Dominance shows BTC's share of the total crypto market cap. Rising dominance during a BTC rally often means altcoins are bleeding, while falling dominance can signal that capital is rotating into riskier assets. Either reading is useful for portfolio decisions.
Turning Live Bitcoin Signals into Smart Decisions
Data without a plan is just noise. The traders who consistently extract value from live bitcoin feeds usually follow a simple framework: define the setup, set the trigger, and pre-plan the exit before the trade is live.
Start by identifying the level that matters. It could be a previous high, a Fibonacci retracement, or a moving average cluster. Then decide what event confirms your thesis: a volume spike, a candle close above resistance, or a funding rate flip. Finally, write down your stop-loss and target before you click buy. The live chart is there to execute the plan, not to talk you out of it.
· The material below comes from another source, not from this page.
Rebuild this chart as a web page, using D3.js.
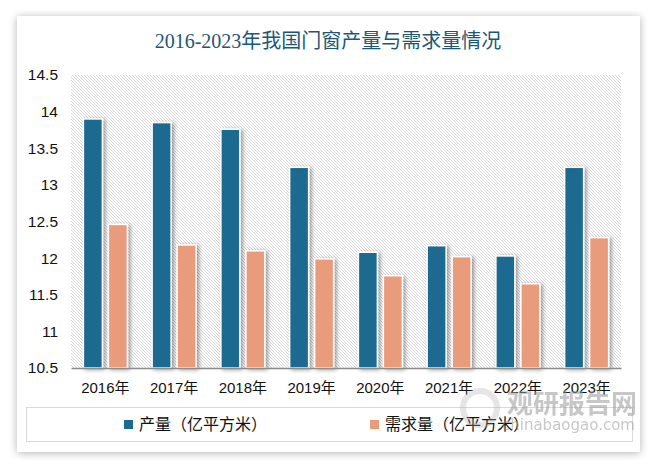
<!DOCTYPE html>
<html><head><meta charset="utf-8">
<script src="https://cdn.jsdelivr.net/npm/d3@7/dist/d3.min.js"></script>
<style>body{margin:0;background:#fff;}svg{display:block;}</style>
</head><body>
<script>
const categories = ["2016年","2017年","2018年","2019年","2020年","2021年","2022年","2023年"];
const production = [13.9, 13.85, 13.76, 13.24, 12.08, 12.17, 12.03, 13.24];
const demand = [12.46, 12.18, 12.1, 11.99, 11.76, 12.02, 11.65, 12.28];
const yTicks = [10.5, 11, 11.5, 12, 12.5, 13, 13.5, 14, 14.5];
const seriesNames = ["产量（亿平方米）", "需求量（亿平方米）"];
const colors = ["#1c6b8f", "#e89c7c"];
const title = "2016-2023年我国门窗产量与需求量情况";

(function(){
const W = 658, H = 469;
const svg = d3.select("body").append("svg").attr("width", W).attr("height", H);
const defs = svg.append("defs");
const cf = defs.append("filter").attr("id","cardShadow").attr("x","-10%").attr("y","-10%").attr("width","120%").attr("height","120%");
cf.append("feGaussianBlur").attr("in","SourceAlpha").attr("stdDeviation",4);
const bf = defs.append("filter").attr("id","barShadow").attr("x","-50%").attr("y","-20%").attr("width","200%").attr("height","140%");
bf.append("feDropShadow").attr("dx",2).attr("dy",1).attr("stdDeviation",2).attr("flood-color","#000").attr("flood-opacity",0.4);
const pat = defs.append("pattern").attr("id","hatch").attr("patternUnits","userSpaceOnUse").attr("width",3).attr("height",3);
pat.append("rect").attr("width",3).attr("height",3).attr("fill","#fff");
pat.append("path").attr("d","M-1,-1 L4,4 M-1,2 L1,4 M2,-1 L4,1").attr("stroke","#d6d6d6").attr("stroke-width",0.9);

// card
svg.append("rect").attr("x",17).attr("y",17).attr("width",623).attr("height",436).attr("fill","#000").attr("opacity",0.3).attr("filter","url(#cardShadow)");
svg.append("rect").attr("x",17).attr("y",16).attr("width",623).attr("height",436).attr("fill","#fff");

svg.append("text").attr("x",328).attr("y",48).attr("text-anchor","middle")
  .attr("font-family","'Liberation Serif','Noto Sans CJK SC',serif").attr("font-size",20)
  .attr("fill","#1d5776").text(title);

const pLeft = 71, pRight = 621, pTop = 75, pBottom = 368;
const x = d3.scaleBand().domain(categories).range([pLeft, pRight]);
const y = d3.scaleLinear().domain([10.5, 14.5]).range([pBottom, pTop]);

svg.append("rect").attr("x",pLeft).attr("y",pTop).attr("width",pRight-pLeft).attr("height",pBottom-pTop).attr("fill","url(#hatch)");

const barW = 19, gap = 6;
const offsets = [-(barW + gap/2), gap/2];
[production, demand].forEach((vals, si) => {
  svg.append("g").attr("filter","url(#barShadow)").selectAll("rect").data(vals).join("rect")
    .attr("x",(d,i)=> x(categories[i]) + x.bandwidth()/2 + offsets[si])
    .attr("y",d=>y(d))
    .attr("width",barW)
    .attr("height",d=>pBottom - y(d))
    .attr("fill",colors[si])
    .attr("stroke","#fff").attr("stroke-width",1.5);
});

// x axis
const xa = svg.append("g").attr("transform",`translate(0,${pBottom})`).call(d3.axisBottom(x).tickSize(0).tickPadding(14));
xa.select(".domain").attr("stroke","#8c8c8c").attr("stroke-width",1.5);
xa.selectAll("text").attr("font-family","'Liberation Sans','Noto Sans CJK SC',sans-serif").attr("font-size",15).attr("fill","#111");

// y axis
const ya = svg.append("g").attr("transform",`translate(${pLeft},0)`)
  .call(d3.axisLeft(y).tickValues(yTicks).tickSize(0).tickPadding(13).tickFormat(d3.format("~g")));
ya.select(".domain").remove();
ya.selectAll("text").attr("font-family","'Liberation Sans','Noto Sans',sans-serif").attr("font-size",15.5).attr("fill","#111");

// legend
svg.append("rect").attr("x",26.5).attr("y",407.5).attr("width",606).attr("height",34).attr("fill","none").attr("stroke","#d9d9d9");
const legX = [124, 370];
seriesNames.forEach((n,i)=>{
  svg.append("rect").attr("x",legX[i]).attr("y",420).attr("width",9).attr("height",9).attr("fill",colors[i]);
  svg.append("text").attr("x",legX[i]+15).attr("y",430).attr("font-family","'Noto Sans CJK SC',sans-serif")
    .attr("font-size",16).attr("fill","#111").text(n);
});

// watermark
svg.append("text").attr("x",507).attr("y",413).attr("font-family","'Noto Sans CJK SC',sans-serif").attr("font-weight","bold")
  .attr("font-size",26).attr("fill","#9a9a9a").attr("opacity",0.55).text("观研报告网");
svg.append("text").attr("x",502).attr("y",430).attr("font-family","'DejaVu Sans',sans-serif")
  .attr("font-size",15).attr("fill","#9a9a9a").attr("opacity",0.55).text("chinabaogao.com");
svg.append("circle").attr("cx",480).attr("cy",408).attr("r",17).attr("fill","none").attr("stroke","#aaa").attr("stroke-width",6).attr("opacity",0.3);
})();
</script>
</body></html>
Speed is an advantage only when paired with a clear thesis. Without one, real-time data just turns hesitation into a faster mistake.
For longer-term holders, live tools still earn their keep. Watching exchange reserves drop in real time can hint at accumulation, while a sudden inflow spike may signal that sellers are lining up. Combine that with macro headlines and you have a fuller picture than any single news site can offer.
Key Takeaways
A reliable live bitcoin workflow is one of the cheapest edges you can build in crypto. It does not require paid software or insider access, just disciplined use of the right free or freemium tools.
- Pair an aggregated price ticker with a deep charting suite and at least one on-chain dashboard.
- Track volume, volatility, funding rates, and dominance, not just price.
- Predefine entries, exits, and invalidation levels before the trade goes live.
- Treat real-time data as confirmation, not as a substitute for a thesis.
Bitcoin's pulse is always on. The question is whether you are reading it clearly or just watching the line move. With the right setup, even a few minutes a day on a live BTC dashboard can outperform hours of scrolling through social media hype.